The incident was triggered by an AWS infrastructure event (task retirement), which caused several Gateway Server instances in NAM1 to undergo a rolling restart. As instances restarted one by one, gateways began disconnecting gradually. Since the restart was rolling rather than simultaneous, some gateways maintained their connection to instances that remained active throughout the event.

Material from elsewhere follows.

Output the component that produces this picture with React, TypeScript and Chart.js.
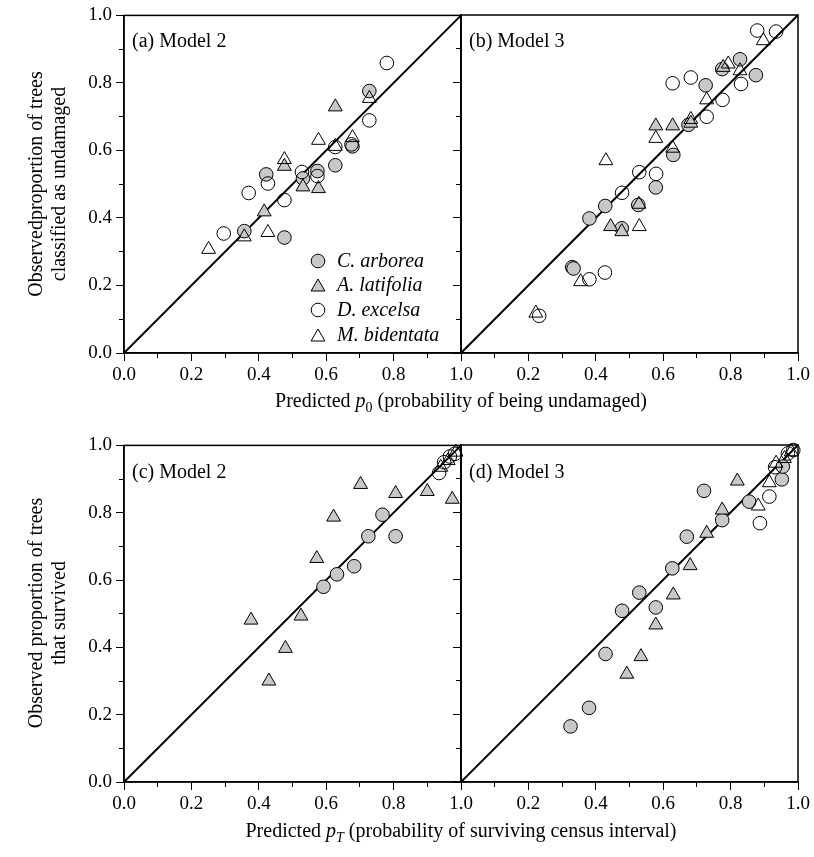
import React, { useEffect, useRef } from 'react';
import { Chart, registerables } from 'chart.js';

Chart.register(...registerables);

const FONT = '"Liberation Serif", "Times New Roman", serif';
const GRAY = '#c8c8c8';

type Series = number[][];

// ---------- data: [predicted, observed] ----------
// (a) Model 2 : p0
const aArborea: Series = [[0.728, 0.776], [0.678, 0.612], [0.627, 0.556], [0.422, 0.529], [0.531, 0.517], [0.574, 0.539], [0.357, 0.361], [0.476, 0.342]];
const aLatifolia: Series = [[0.627, 0.729], [0.476, 0.553], [0.531, 0.492], [0.577, 0.487], [0.416, 0.418]];
const aExcelsa: Series = [[0.780, 0.859], [0.728, 0.689], [0.627, 0.610], [0.675, 0.618], [0.427, 0.502], [0.528, 0.536], [0.574, 0.524], [0.370, 0.474], [0.476, 0.453], [0.296, 0.354]];
const aBidentata: Series = [[0.728, 0.754], [0.577, 0.630], [0.678, 0.638], [0.627, 0.612], [0.476, 0.573], [0.357, 0.344], [0.427, 0.357], [0.251, 0.307]];

// (b) Model 3 : p0
const bArborea: Series = [[0.828, 0.869], [0.775, 0.840], [0.875, 0.822], [0.726, 0.792], [0.675, 0.675], [0.630, 0.586], [0.578, 0.490], [0.428, 0.435], [0.526, 0.438], [0.381, 0.398], [0.477, 0.369], [0.330, 0.254], [0.334, 0.250]];
const bLatifolia: Series = [[0.778, 0.845], [0.578, 0.672], [0.628, 0.672], [0.682, 0.680], [0.444, 0.374], [0.477, 0.359]];
const bExcelsa: Series = [[0.879, 0.954], [0.935, 0.951], [0.831, 0.796], [0.628, 0.798], [0.682, 0.815], [0.776, 0.749], [0.729, 0.699], [0.529, 0.535], [0.579, 0.530], [0.478, 0.474], [0.381, 0.218], [0.427, 0.238], [0.232, 0.110]];
const bBidentata: Series = [[0.897, 0.924], [0.793, 0.855], [0.828, 0.835], [0.729, 0.749], [0.682, 0.691], [0.578, 0.635], [0.628, 0.606], [0.430, 0.569], [0.528, 0.440], [0.529, 0.374], [0.355, 0.211], [0.222, 0.118]];

// (c) Model 2 : pT
const cArborea: Series = [[0.767, 0.794], [0.725, 0.730], [0.806, 0.730], [0.683, 0.641], [0.632, 0.617], [0.592, 0.580]];
const cLatifolia: Series = [[0.702, 0.884], [0.622, 0.787], [0.572, 0.664], [0.525, 0.493], [0.377, 0.481], [0.479, 0.397], [0.430, 0.300], [0.806, 0.857], [0.900, 0.863], [0.974, 0.840]];
const cExcelsa: Series = [[0.935, 0.918], [0.950, 0.950], [0.967, 0.967], [0.982, 0.975]];
const cBidentata: Series = [[0.940, 0.935], [0.962, 0.955], [0.985, 0.980]];

// (d) Model 3 : pT
const dArborea: Series = [[0.721, 0.864], [0.952, 0.898], [0.855, 0.832], [0.775, 0.777], [0.670, 0.728], [0.627, 0.634], [0.529, 0.562], [0.478, 0.508], [0.578, 0.518], [0.429, 0.380], [0.380, 0.220], [0.325, 0.165], [0.955, 0.936]];
const dLatifolia: Series = [[0.820, 0.893], [0.775, 0.807], [0.729, 0.738], [0.680, 0.642], [0.630, 0.555], [0.578, 0.466], [0.534, 0.372], [0.492, 0.320]];
const dExcelsa: Series = [[0.915, 0.847], [0.887, 0.768], [0.932, 0.934], [0.970, 0.975], [0.986, 0.985]];
const dBidentata: Series = [[0.915, 0.888], [0.882, 0.819], [0.935, 0.946], [0.960, 0.960], [0.980, 0.980]];

const speciesNames = ['C. arborea', 'A. latifolia', 'D. excelsa', 'M. bidentata'];
const diagonal: Series = [[0, 0], [1, 1]];

const CIRCLE_R = 6.8;
const TRI_R = 8;

const styles = [
  { shape: 'circle', fill: GRAY, r: CIRCLE_R },
  { shape: 'triangle', fill: GRAY, r: TRI_R },
  { shape: 'circle', fill: 'rgba(255,255,255,0)', r: CIRCLE_R },
  { shape: 'triangle', fill: 'rgba(255,255,255,0)', r: TRI_R },
];

const framePlugin = {
  id: 'frame',
  beforeDatasetsDraw(chart: any) {
    const { ctx, chartArea } = chart;
    ctx.save();
    ctx.strokeStyle = '#000';
    ctx.lineWidth = 1.5;
    ctx.strokeRect(chartArea.left, chartArea.top, chartArea.right - chartArea.left, chartArea.bottom - chartArea.top);
    ctx.restore();
  },
};

const legendPlugin = {
  id: 'insetLegend',
  afterDatasetsDraw(chart: any) {
    const { ctx, chartArea } = chart;
    const mx = chartArea.left + 194;
    const tx = chartArea.left + 213;
    const rows = [92, 68, 43, 18];
    ctx.save();
    styles.forEach((s, i) => {
      const y = chartArea.bottom - rows[i];
      ctx.beginPath();
      if (s.shape === 'circle') {
        ctx.arc(mx, y, s.r, 0, Math.PI * 2);
      } else {
        let a = 0;
        const cy = y + s.r * 0.25;
        ctx.moveTo(mx + Math.sin(a) * s.r, cy - Math.cos(a) * s.r);
        a += (2 * Math.PI) / 3;
        ctx.lineTo(mx + Math.sin(a) * s.r, cy - Math.cos(a) * s.r);
        a += (2 * Math.PI) / 3;
        ctx.lineTo(mx + Math.sin(a) * s.r, cy - Math.cos(a) * s.r);
        ctx.closePath();
      }
      ctx.fillStyle = s.fill;
      ctx.fill();
      ctx.strokeStyle = '#000';
      ctx.lineWidth = 1;
      ctx.stroke();
      ctx.fillStyle = '#000';
      ctx.font = 'italic 20px ' + FONT;
      ctx.textBaseline = 'middle';
      ctx.textAlign = 'left';
      ctx.fillText(speciesNames[i], tx, y + 1);
    });
    ctx.restore();
  },
};

interface PanelProps {
  left: number;
  top: number;
  axisW: number;
  plotW: number;
  plotH: number;
  topPad: number;
  rightPad: number;
  axisH: number;
  yLabels: boolean;
  xHideZero: boolean;
  series: Series[];
  legend?: boolean;
}

function Panel(p: PanelProps) {
  const ref = useRef<HTMLCanvasElement>(null);
  const w = p.axisW + p.plotW + p.rightPad;
  const h = p.topPad + p.plotH + p.axisH;

  useEffect(() => {
    if (!ref.current) return;
    const toPts = (s: Series) => s.map(([x, y]) => ({ x, y }));
    const tickFont = { family: FONT, size: 19 };
    const datasets: any[] = [
      {
        type: 'line',
        label: 'diagonal',
        data: toPts(diagonal),
        borderColor: '#000',
        borderWidth: 2,
        pointRadius: 0,
        fill: false,
        clip: false,
        order: 10,
        xAxisID: 'x',
        yAxisID: 'y',
      },
    ];
    p.series.forEach((s, i) => {
      const st = styles[i];
      datasets.push({
        type: 'scatter',
        label: speciesNames[i],
        data: toPts(s),
        pointStyle: st.shape,
        pointRadius: st.r,
        pointHoverRadius: st.r,
        pointBackgroundColor: st.fill,
        pointBorderColor: '#000',
        pointBorderWidth: 1,
        backgroundColor: st.fill,
        borderColor: '#000',
        showLine: false,
        clip: false,
        order: 5 - i,
        xAxisID: 'x',
        yAxisID: 'y',
      });
    });

    const fmt = (v: any) => Number(v).toFixed(1);

    const chart = new Chart(ref.current, {
      type: 'scatter',
      data: { datasets },
      options: {
        responsive: false,
        animation: false,
        events: [],
        layout: { padding: { top: p.topPad, right: p.rightPad, left: 0, bottom: 0 }, autoPadding: false },
        plugins: { legend: { display: false }, tooltip: { enabled: false } },
        scales: {
          xm: {
            type: 'linear', position: 'bottom', min: 0, max: 1, weight: 0,
            afterFit: (s: any) => { s.height = 0; },
            ticks: { display: false, stepSize: 0.1 },
            grid: { drawOnChartArea: false, drawTicks: true, tickLength: 5, tickColor: '#000', color: '#000', tickWidth: 1 },
            border: { display: false },
          },
          x: {
            type: 'linear', position: 'bottom', min: 0, max: 1, weight: 1,
            afterFit: (s: any) => { s.height = p.axisH; },
            ticks: {
              stepSize: 0.2, font: tickFont, color: '#000', padding: 3, maxRotation: 0, autoSkip: false,
              callback: (v: any) => (p.xHideZero && Math.abs(Number(v)) < 1e-9 ? '' : fmt(v)),
            },
            grid: { drawOnChartArea: false, drawTicks: true, tickLength: 8, tickColor: '#000', color: '#000', tickWidth: 1 },
            border: { display: true, color: '#000', width: 1.5 },
          },
          ym: {
            type: 'linear', position: 'left', min: 0, max: 1, weight: 0,
            afterFit: (s: any) => { s.width = 0; },
            ticks: { display: false, stepSize: 0.1 },
            grid: { drawOnChartArea: false, drawTicks: true, tickLength: 5, tickColor: '#000', color: '#000', tickWidth: 1 },
            border: { display: false },
          },
          y: {
            type: 'linear', position: 'left', min: 0, max: 1, weight: 1,
            afterFit: (s: any) => { s.width = p.axisW; },
            ticks: {
              display: p.yLabels, stepSize: 0.2, font: tickFont, color: '#000', padding: 4,
              callback: (v: any) => fmt(v),
            },
            grid: { drawOnChartArea: false, drawTicks: true, tickLength: 8, tickColor: '#000', color: '#000', tickWidth: 1 },
            border: { display: true, color: '#000', width: 1.5 },
          },
        },
      } as any,
      plugins: p.legend ? [framePlugin, legendPlugin] : [framePlugin],
    } as any);
    return () => chart.destroy();
  }, []);

  return (
    <canvas
      ref={ref}
      width={w}
      height={h}
      style={{ position: 'absolute', left: p.left, top: p.top, width: w, height: h }}
    />
  );
}

const textStyle: React.CSSProperties = {
  position: 'absolute',
  fontFamily: FONT,
  fontSize: 20,
  color: '#000',
  whiteSpace: 'nowrap',
  lineHeight: '22px',
};

const subStyle: React.CSSProperties = { fontSize: 14, verticalAlign: 'baseline', position: 'relative', top: 5 };

export default function App() {
  return (
    <div style={{ position: 'absolute', left: 0, top: 0, width: 814, height: 857, background: '#fff', overflow: 'hidden' }}>
      <Panel left={0} top={0} axisW={124} plotW={337} plotH={338} topPad={15} rightPad={15} axisH={40}
        yLabels={true} xHideZero={false} series={[aArborea, aLatifolia, aExcelsa, aBidentata]} legend={true} />
      <Panel left={449} top={0} axisW={12} plotW={337} plotH={338} topPad={15} rightPad={15} axisH={40}
        yLabels={false} xHideZero={true} series={[bArborea, bLatifolia, bExcelsa, bBidentata]} />
      <Panel left={0} top={430} axisW={124} plotW={337} plotH={337} topPad={15} rightPad={15} axisH={40}
        yLabels={true} xHideZero={false} series={[cArborea, cLatifolia, cExcelsa, cBidentata]} />
      <Panel left={449} top={430} axisW={12} plotW={337} plotH={337} topPad={15} rightPad={15} axisH={40}
        yLabels={false} xHideZero={true} series={[dArborea, dLatifolia, dExcelsa, dBidentata]} />

      <div style={{ ...textStyle, left: 132, top: 29 }}>(a) Model 2</div>
      <div style={{ ...textStyle, left: 469, top: 29 }}>(b) Model 3</div>
      <div style={{ ...textStyle, left: 132, top: 460 }}>(c) Model 2</div>
      <div style={{ ...textStyle, left: 469, top: 460 }}>(d) Model 3</div>

      <div style={{ ...textStyle, left: 47, top: 184, lineHeight: '23px', textAlign: 'center', transform: 'translate(-50%, -50%) rotate(-90deg)' }}>
        Observedproportion of trees<br />classified as undamaged
      </div>
      <div style={{ ...textStyle, left: 47, top: 613, lineHeight: '23px', textAlign: 'center', transform: 'translate(-50%, -50%) rotate(-90deg)' }}>
        Observed proportion of trees<br />that survived
      </div>

      <div style={{ ...textStyle, left: 461, top: 401, transform: 'translate(-50%, -50%)' }}>
        Predicted <i>p</i><sub style={subStyle}>0</sub> (probability of being undamaged)
      </div>
      <div style={{ ...textStyle, left: 461, top: 831, transform: 'translate(-50%, -50%)' }}>
        Predicted <i>p</i><sub style={{ ...subStyle, fontStyle: 'italic' }}>T</sub> (probability of surviving census interval)
      </div>
    </div>
  );
}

The root cause of the prolonged recovery, however, was a short connection timeout configured on some gateways. With a large number of gateways attempting to reconnect simultaneously, the Gateway Server was operating under unusually high load — and the short timeout was insufficient under these conditions, causing connections to close prematurely before they could be fully established. This cycle repeated until the restarted instances completed their post-restart operations — at which point server load normalised and Gateway Server caches became available, significantly speeding up the connection process for the remaining disconnected gateways until service was fully restored.

In short: the AWS infrastructure event triggered the affected gateways disconnects, but the timeout misconfiguration is what made the recovery take up to 8 hours.

Resolution

There was no manual intervention to resolve this incident. The affected gateways reconnected automatically after the downtime.

Prevention / Long-term improvements

Proactive outreach to affected tenant owners regarding gateway connection timeout

A minimum 60-second timeout is necessary for reliable connection establishment under high server load conditions. We will be reaching out to affected tenant owners, recommending that the TC_TIMEOUT setting in their Basic Station configuration is set to at least the default value of 60s. This change will help prevent premature connection drops during periods of elevated reconnect activity.

Documentation improvements

Existing documentation will be improved to specifically address recommendations for longer TC_TIMEOUT setting of the Basic Station configuration.

Infrastructure improvements

Our Cloud infrastructure configuration will be improved to reduce and accommodate higher instance load post-restart.

Posted Mar 05, 2026 - 11:19 CET

Resolved

This incident has been resolved.
Posted Mar 05, 2026 - 11:16 CET

Monitoring

Affected gateways have reconnected and service has recovered without intervention. We are monitoring for any recurrence and continuing to investigate the root cause.
Posted Mar 04, 2026 - 03:28 CET

Investigating

We are observing gateways disconnects for some of tenants in NAM1, this seems to be triggered by an AWS update procedure which has affected the GatewayServer component. We are currently investigating the issue
Posted Mar 03, 2026 - 21:08 CET
This incident affected: The Things Stack Cloud (North America 1 (nam1)).